In Wilmington, North Carolina a high-schooler was suspended and then convicted of communicating threats because he typed "The End Is Near" on a school computer. Maybe, as he argued in his defense, he was making a joke that had nothing to do with school shootings, or perhaps he really was making a joke in very bad taste. But a threat? I think not. It was, regardless of the quality, a joke.

And if this youth was so troubled as to be considered a threat, does making him a criminal help him out? Does slapping him with a misdemeanor conviction protect anyone in the community? Or does it make him angry? And with him the other teens in the community, or anywhere else, got a dose of what they've decried for ages. .. the inequity and capriciousness of the "establishment." It seems to me that the effects of such foolish action are to rile the youth, and further anger the already moody kids.

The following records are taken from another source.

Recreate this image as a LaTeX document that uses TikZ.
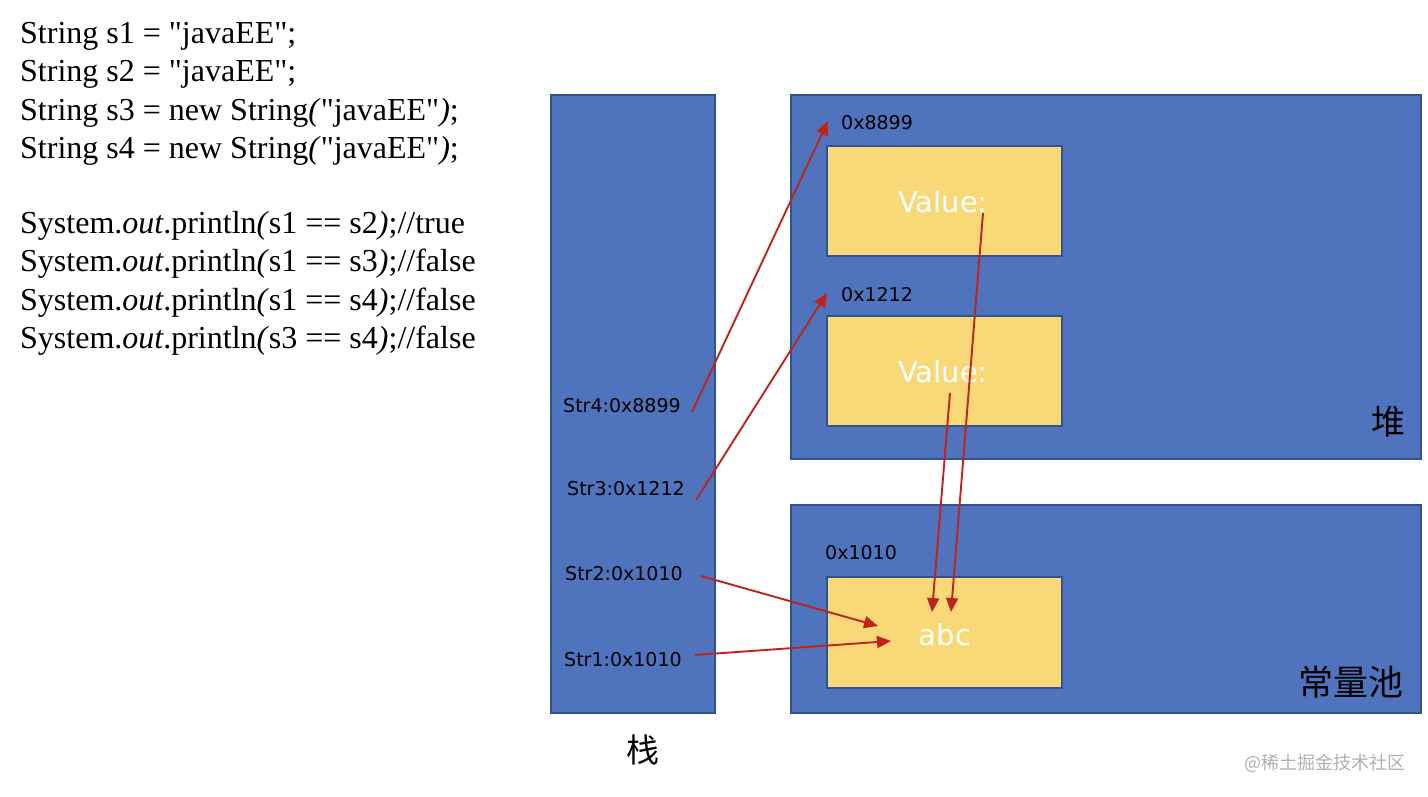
\documentclass[tikz,border=0pt]{standalone}
\usepackage{fontspec}
\setmainfont{Liberation Serif}[Ligatures=TeXOff]
\newfontfamily\labfont{DejaVu Sans}
\newfontfamily\cjk{Noto Sans CJK SC}
\usetikzlibrary{arrows.meta}
\definecolor{blockblue}{RGB}{79,116,189}
\definecolor{blockedge}{RGB}{52,82,140}
\definecolor{valyellow}{RGB}{249,216,120}
\definecolor{arrowred}{RGB}{188,36,28}
\definecolor{wmgray}{RGB}{175,175,175}
\tikzset{
  region/.style={draw=blockedge,line width=1.8pt,fill=blockblue},
  cell/.style={draw=blockedge,line width=1.5pt,fill=valyellow},
  codeline/.style={anchor=base west,inner sep=0pt,font=\fontsize{32}{32}\selectfont},
  lab/.style={anchor=base west,inner sep=0pt,font=\labfont\fontsize{19}{19}\selectfont,text=black},
  val/.style={inner sep=0pt,font=\labfont\fontsize{29}{29}\selectfont,text=white},
  cjklab/.style={inner sep=0pt,font=\cjk\fontsize{34}{34}\selectfont,text=black},
  ptr/.style={draw=arrowred,line width=1.9pt,-{Triangle[length=14pt,width=12pt]}},
}
\begin{document}
\begin{tikzpicture}[x=1pt,y=-1pt]
\useasboundingbox (0,0) rectangle (1428,796);
% code
\node[codeline] (c1) at (20,43) {String s1 = "javaEE";};
\node[codeline] (c2) at (20,81.5) {String s2 = "javaEE";};
\node[codeline] (c3) at (20,120) {String s3 = new String\textit{(}"javaEE"\textit{)};};
\node[codeline] (c4) at (20,158.5) {String s4 = new String\textit{(}"javaEE"\textit{)};};
\node[codeline] (c5) at (20,233) {System.\textit{out}.println\textit{(}s1 == s2\textit{)};//true};
\node[codeline] (c6) at (20,271.5) {System.\textit{out}.println\textit{(}s1 == s3\textit{)};//false};
\node[codeline] (c7) at (20,310) {System.\textit{out}.println\textit{(}s1 == s4\textit{)};//false};
\node[codeline] (c8) at (20,348.5) {System.\textit{out}.println\textit{(}s3 == s4\textit{)};//false};
% regions
\draw[region] (551,95) rectangle (715,713);
\draw[region] (791,95) rectangle (1421,459);
\draw[region] (791,505) rectangle (1421,713);
\draw[cell] (827,146) rectangle (1062,256);
\draw[cell] (827,316) rectangle (1062,426);
\draw[cell] (827,577) rectangle (1062,688);
% labels
\node[lab] (s4) at (563,412) {Str4:0x8899};
\node[lab] (s3) at (567,495) {Str3:0x1212};
\node[lab] (s2) at (565,580) {Str2:0x1010};
\node[lab] (s1) at (564,666) {Str1:0x1010};
\node[lab] (a8899) at (841,129) {0x8899};
\node[lab] (a1212) at (841,301) {0x1212};
\node[lab] (a1010) at (825,559) {0x1010};
\node[val] (v1) at (943,202) {Value:};
\node[val] (v2) at (943,372) {Value:};
\node[val] (abc) at (945,635) {abc};
\node[cjklab] (heap) at (1388,422) {堆};
\node[cjklab,font=\cjk\fontsize{35}{35}\selectfont] (pool) at (1351,682) {常量池};
\node[cjklab,font=\cjk\fontsize{33}{33}\selectfont] (stack) at (643,750) {栈};
\node[inner sep=0pt,font=\cjk\fontsize{18}{18}\selectfont,text=wmgray] (wm) at (1325,763) {@稀土掘金技术社区};
% arrow endpoints
\coordinate (p4s) at (692,412);
\coordinate (p4e) at (828,121);
\coordinate (p3s) at (696,500);
\coordinate (p3e) at (827,293);
\coordinate (p2s) at (701,576);
\coordinate (p2e) at (878,626);
\coordinate (p1s) at (695,655);
\coordinate (p1e) at (891,641);
\coordinate (v1s) at (983,213);
\coordinate (v1e) at (951,612);
\coordinate (v2s) at (950,393);
\coordinate (v2e) at (932,612);
\draw[ptr] (p4s) -- (p4e);
\draw[ptr] (p3s) -- (p3e);
\draw[ptr] (p2s) -- (p2e);
\draw[ptr] (p1s) -- (p1e);
\draw[ptr] (v1s) -- (v1e);
\draw[ptr] (v2s) -- (v2e);
\end{tikzpicture}
\end{document}
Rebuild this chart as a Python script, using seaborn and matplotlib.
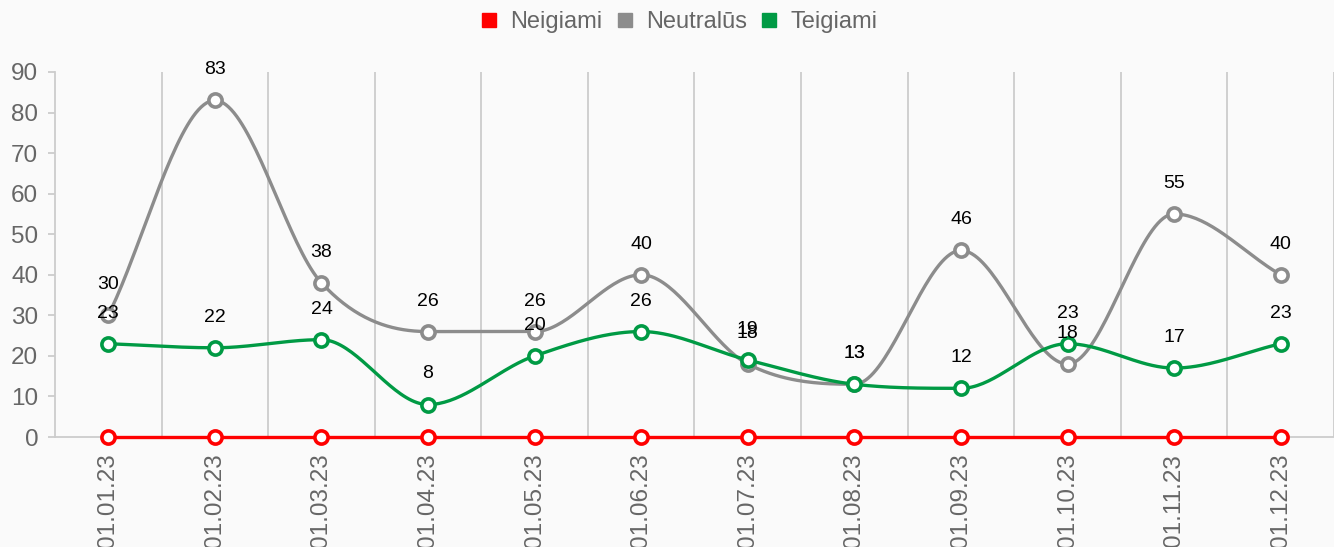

These were hardly isolated cases. Cases have hit the news from areas as widespread as California, Florida, Ohio, Virginia, and New York. Students all over the country have suddenly found themselves on the wrong side of the disciplinarian's desk. All on a sudden, making a joke about blowing up the chemistry lab is grounds for suspension, or worse. Children, making childish threats, have suddenly found themselves facing law enforcement, instead of parents and teachers.

It's nuts. And it's scary. How far down can the kids be pushed? When does this become suppression of their rights? When does it begin to reshape their minds and stifle their creativity?

Back to the case . . .

The young man in the Texas case was completing an assignment for his class. He was not plotting the bloody assassination of his teacher. He recognized the terror in his story. That's why he submitted it as a "HORROR" story. Kids have written stuff like this forever. They do so, because they read the work of adults who have become famous writing about murder and mayhem. Think E.A. Poe. Think Stephen King. Hell, think Brothers Grimm!

The administrators involved said that perhaps the issue wouldn't have been escalated, except that the boy used the names of real people. Not that I believe that statement in the first place, but for Pete's sake! He's a 13 year-old kid, trying to write a story that would capture the imaginations of his audience. . . primarily, other 13 year-old kids. . . his friends and classmates. How better to get their attention than to use names they all knew? How better, for that matter, to exorcise horrific images from his mind than by putting them on paper and laughing about it?

Because that's what they do, you know. . . teenaged kids. They make jokes about the things that bother them. They bring their fears into the open, and then try to laugh at them. The evil in the world becomes the subject of gallows humor. Maybe laughing about it will make it a little easier to bear. Because they know, these teens, that they are basically powerless to do anything about it. It's the adults' world. The grown-ups rule things.

Some of us never outgrow that tendency to laugh at our fears. The responsibilities of adult society may make us keep the more morbid cracks to ourselves, but we try to laugh at the things we cannot change. It's been the fodder of comedians for ages. But I don't see anyone locking up adults for making jokes about "going postal".

It's going too far. If we let things continue apace, we will give rise to a nation of total paranoiacs. It's bad enough already. Parents are afraid, and in turn they are making their children afraid. What will that mean to their children's children? And they won't just be afraid of the small handful of truly evil people out there. They will be afraid of authority, and of society, because they are learning that you cannot speak freely, lest someone take your words at face value and have you arrested.

It's time to relax a little bit. It's time to get back to the reality that every black trench coat doesn't cover a psychotic killer. Time to remember that if you pinch your lover, she may sometimes say, "I'm gonna kill you!", and never mean one word of it.

And most of all, it's time to remember that kids are kids, and we need to let that be. Help them, and guide them. But don't crush them with our own fear. They have enough of their own already.